An Introduction to the work of Stephen Pratt:    
My research addresses how social insects cooperatively perform complex collective tasks in the absence of any form of central control. I mainly work on ants of the genus Leptothorax, a colony of which is shown in the video. These ants are ideal for studying the mechanisms underlying collective behavior, because their colonies are small enough that all workers can be individually marked, using tiny drops of paint, and because they thrive in artificial nests made of cardboard walls sandwiched between microscope slides. The form of these nests, closely matching the thin rock crevices or plant cavities that they naturally inhabit, facilitates detailed video image analysis of every relevant social interaction.
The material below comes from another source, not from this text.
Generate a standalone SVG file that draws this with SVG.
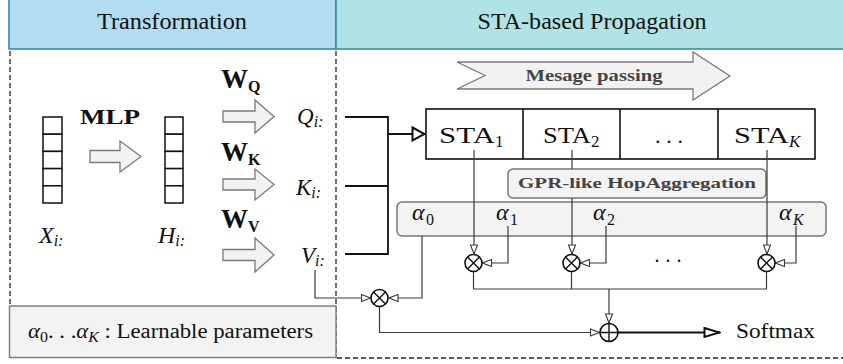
<svg xmlns="http://www.w3.org/2000/svg" width="843" height="364" viewBox="0 0 843 364" font-family="'Liberation Serif', 'Times New Roman', serif">
<defs>
<style>
text{font-family:'Liberation Serif','Times New Roman',serif;fill:#111}
.hdr{font-size:23px}
.b{font-weight:bold}
.it{font-style:italic}
.gray{fill:#444}
.thin{fill:none;stroke:#3a3a3a;stroke-width:1.2}
.thick{fill:none;stroke:#111;stroke-width:1.8}
.dash{fill:none;stroke:#222;stroke-width:1.3;stroke-dasharray:5 3}
.cell{fill:#fff;stroke:#111;stroke-width:1.5}
.fat{fill:#f2f2f2;stroke:#7a7a7a;stroke-width:1.3}
.rbox{fill:#f3f3f3;stroke:#777;stroke-width:1.5}
.op{fill:#fff;stroke:#111;stroke-width:1.6}
.opl{stroke:#111;stroke-width:1.4}
</style>
<marker id="tri" markerUnits="userSpaceOnUse" viewBox="0 0 11 9" refX="10.5" refY="4.5" markerWidth="11" markerHeight="9" orient="auto">
<path d="M1,1 L10,4.5 L1,8 Z" fill="#fff" stroke="#3a3a3a" stroke-width="1.1"/>
</marker>
<marker id="triBig" markerUnits="userSpaceOnUse" viewBox="0 0 15 16" refX="14" refY="8" markerWidth="15" markerHeight="16" orient="auto">
<path d="M1.5,1.5 L13.5,8 L1.5,14.5 Z" fill="#fff" stroke="#111" stroke-width="2"/>
</marker>
<marker id="triOut" markerUnits="userSpaceOnUse" viewBox="0 0 18 12" refX="17" refY="6" markerWidth="18" markerHeight="12" orient="auto">
<path d="M1.5,1.5 L16.5,6 L1.5,10.5 Z" fill="#fff" stroke="#111" stroke-width="2"/>
</marker>
</defs>

<!-- section headers -->
<g id="header-transformation">
<rect x="9" y="-2" width="327" height="51" fill="#b2dcef" stroke="#2f7fb0" stroke-width="1.5"/>
<text class="hdr" x="172" y="29" text-anchor="middle" textLength="150" lengthAdjust="spacingAndGlyphs">Transformation</text>
</g>
<g id="header-propagation">
<rect x="336" y="-2" width="510" height="51" fill="#b0e3e5" stroke="#2a8c90" stroke-width="1.5"/>
<text class="hdr" x="592" y="29" text-anchor="middle" textLength="229" lengthAdjust="spacingAndGlyphs">STA-based Propagation</text>
</g>

<!-- dashed region borders -->
<g id="regions">
<line class="dash" x1="10" y1="51" x2="10" y2="306"/>
<line class="dash" x1="336" y1="51" x2="336" y2="358"/>
<line class="dash" x1="337" y1="358" x2="843" y2="358"/>
</g>

<g id="legend">
<rect x="9.5" y="306" width="326.5" height="51.5" fill="#f3f3f3" stroke="#808080" stroke-width="1.5"/>
<text x="28" y="338" font-size="20" fill="#222" textLength="285" lengthAdjust="spacingAndGlyphs"><tspan class="it">α</tspan><tspan font-size="14" dy="4">0</tspan><tspan dy="-4">. . .</tspan><tspan class="it">α</tspan><tspan class="it" font-size="14" dy="4">K</tspan><tspan dy="-4"> : Learnable parameters</tspan></text>
</g>

<!-- input and hidden vectors -->
<g id="x-vector">
<rect class="cell" x="43" y="117" width="19" height="17.2"/>
<rect class="cell" x="43" y="134.2" width="19" height="17.2"/>
<rect class="cell" x="43" y="151.4" width="19" height="17.2"/>
<rect class="cell" x="43" y="168.6" width="19" height="17.2"/>
<rect class="cell" x="43" y="185.8" width="19" height="17.2"/>
<text class="it" x="39" y="243" font-size="24">X<tspan font-size="16" dy="3">i:</tspan></text>
</g>
<g id="h-vector">
<rect class="cell" x="165" y="117" width="18" height="17.2"/>
<rect class="cell" x="165" y="134.2" width="18" height="17.2"/>
<rect class="cell" x="165" y="151.4" width="18" height="17.2"/>
<rect class="cell" x="165" y="168.6" width="18" height="17.2"/>
<rect class="cell" x="165" y="185.8" width="18" height="17.2"/>
<text class="it" x="158" y="243" font-size="24">H<tspan font-size="16" dy="3">i:</tspan></text>
</g>

<g id="mlp">
<text class="b" x="80" y="124" font-size="22" textLength="60" lengthAdjust="spacingAndGlyphs">MLP</text>
<polygon class="fat" points="90,150.5 120,150.5 120,141 141,156.5 120,172 120,162.5 90,162.5"/>
</g>

<g id="w-q">
<text class="b" x="221" y="88" font-size="27">W<tspan font-size="16" dy="4">Q</tspan></text>
<polygon class="fat" points="223,111 255,111 255,100 274,116.5 255,133 255,122 223,122"/>
<text class="it" x="297" y="124" font-size="23">Q<tspan font-size="16" dy="3">i:</tspan></text>
</g>
<g id="w-k">
<text class="b" x="221" y="161" font-size="27">W<tspan font-size="16" dy="4">K</tspan></text>
<polygon class="fat" points="223,179 255,179 255,169 274,184.5 255,200 255,190 223,190"/>
<text class="it" x="296" y="195" font-size="23">K<tspan font-size="16" dy="3">i:</tspan></text>
</g>
<g id="w-v">
<text class="b" x="221" y="228" font-size="27">W<tspan font-size="16" dy="4">V</tspan></text>
<polygon class="fat" points="223,249.5 255,249.5 255,238 274,255 255,272 255,260.5 223,260.5"/>
<text class="it" x="301" y="263" font-size="23">V<tspan font-size="16" dy="3">i:</tspan></text>
</g>

<g id="message-passing">
<polygon class="fat" points="457,62 693,62 693,52 730,76 693,100 693,89 457,89 485,75.5"/>
<text class="b gray" x="594" y="81" font-size="16" text-anchor="middle" textLength="137" lengthAdjust="spacingAndGlyphs">Mesage passing</text>
</g>

<g id="sta-blocks">
<rect x="426" y="109" width="389" height="50" fill="#fff" stroke="#111" stroke-width="1.6"/>
<line x1="523" y1="109" x2="523" y2="159" stroke="#111" stroke-width="1.6"/>
<line x1="620" y1="109" x2="620" y2="159" stroke="#111" stroke-width="1.6"/>
<line x1="718" y1="109" x2="718" y2="159" stroke="#111" stroke-width="1.6"/>
<text x="439" y="143" font-size="24" textLength="56" lengthAdjust="spacingAndGlyphs">STA</text>
<text x="495" y="147" font-size="17">1</text>
<text x="543" y="143" font-size="24" textLength="48" lengthAdjust="spacingAndGlyphs">STA</text>
<text x="591" y="147" font-size="17">2</text>
<text x="669" y="143" font-size="22" text-anchor="middle" textLength="28" lengthAdjust="spacing">. . .</text>
<text x="734" y="143" font-size="24" textLength="55" lengthAdjust="spacingAndGlyphs">STA</text>
<text class="it" x="789" y="147" font-size="17">K</text>
</g>

<g id="hop-aggregation">
<rect class="rbox" x="508" y="169" width="258" height="29" rx="5"/>
<text class="b gray" x="637" y="188" font-size="15" text-anchor="middle" textLength="238" lengthAdjust="spacingAndGlyphs">GPR-like HopAggregation</text>
</g>

<g id="alphas">
<rect class="rbox" x="397" y="202" width="429" height="34" rx="5"/>
<text class="it" x="412" y="220" font-size="24">α</text><text x="426" y="225" font-size="16">0</text>
<text class="it" x="496" y="220" font-size="24">α</text><text x="510" y="225" font-size="16">1</text>
<text class="it" x="593" y="220" font-size="24">α</text><text x="607" y="225" font-size="16">2</text>
<text class="it" x="779" y="220" font-size="24">α</text><text class="it" x="793" y="225" font-size="16">K</text>
</g>

<!-- connectors -->
<g id="connectors">
<path class="thick" d="M345,117 H388 M345,186 H388 M345,254 H388 M388,116 V255"/>
<path class="thick" d="M388,134 H425" marker-end="url(#triBig)"/>

<path class="thin" d="M474,150 V254.5" marker-end="url(#tri)"/>
<path class="thin" d="M572,150 V169 M572,198 V254.5" marker-end="url(#tri)"/>
<path class="thin" d="M767,150 V254.5" marker-end="url(#tri)"/>

<path class="thin" d="M508,226 V263 H482" marker-end="url(#tri)"/>
<path class="thin" d="M606,226 V263 H580" marker-end="url(#tri)"/>
<path class="thin" d="M796,226 V263 H775" marker-end="url(#tri)"/>

<path class="thin" d="M473.5,271.5 V289 H766.5 V271.5 M571.5,271.5 V289"/>
<path class="thin" d="M609,289 V323.5" marker-end="url(#tri)"/>

<path class="thin" d="M315,270 V298 H371" marker-end="url(#tri)"/>
<path class="thin" d="M422,236 V298 H388.5" marker-end="url(#tri)"/>
<path class="thin" d="M379.5,306.5 V332.5 H600" marker-end="url(#tri)"/>
<path class="thick" d="M618,332.5 H720" marker-end="url(#triOut)"/>
</g>

<g id="mult-1">
<circle class="op" cx="473.5" cy="263" r="8.5"/>
<path class="opl" d="M467.5,257 L479.5,269 M479.5,257 L467.5,269"/>
</g>
<g id="mult-2">
<circle class="op" cx="571.5" cy="263" r="8.5"/>
<path class="opl" d="M565.5,257 L577.5,269 M577.5,257 L565.5,269"/>
</g>
<text x="668" y="262" font-size="20" text-anchor="middle" textLength="27" lengthAdjust="spacing">. . .</text>
<g id="mult-k">
<circle class="op" cx="766.5" cy="263" r="8.5"/>
<path class="opl" d="M760.5,257 L772.5,269 M772.5,257 L760.5,269"/>
</g>
<g id="mult-0">
<circle class="op" cx="379.5" cy="298" r="8.5"/>
<path class="opl" d="M373.5,292 L385.5,304 M385.5,292 L373.5,304"/>
</g>
<g id="sum">
<circle class="op" cx="609" cy="332.5" r="9"/>
<path class="opl" d="M600,332.5 H618 M609,323.5 V341.5"/>
</g>
<g id="softmax">
<text x="736" y="338" font-size="21" textLength="79" lengthAdjust="spacingAndGlyphs">Softmax</text>
</g>
</svg>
These techniques have been applied to a striking example of collective decision-making, in which emigrating colonies choose the better of two nest sites, even when few ants visit both sites. This ability relies on a multi-stage decision process used by the minority of active ants who organize the move. An active ant initiates recruitment to a promising site only after a delay that varies inversely with site quality. Recruitment creates positive feedback on the number of ants visiting the site, but the quality-dependent delay ensures that feedback is stronger to better nests. The ants amplify this difference by using two distinct forms of recruitment: a slow method for their fellow active ants, and a faster method for the passive ants and brood that make up the bulk of the colony. The ants first use the slow method, switching to rapid transport only after a quorum of ants has been summoned to the new site. The quorum requirement raises the accuracy of the colony’s decision by reducing the likelihood of carrying passive ants to an inferior site. In this way, the colony is able to make an informed decision based on all relevant information, even though no single ant knows more than a portion of the problem.
  for additional reading, here is an article in the journal Science discussing how viewing ants in the framework of a computer network can further the understanding of their behavior. 

Mentioned are Stephen Pratt and Iain Couzin...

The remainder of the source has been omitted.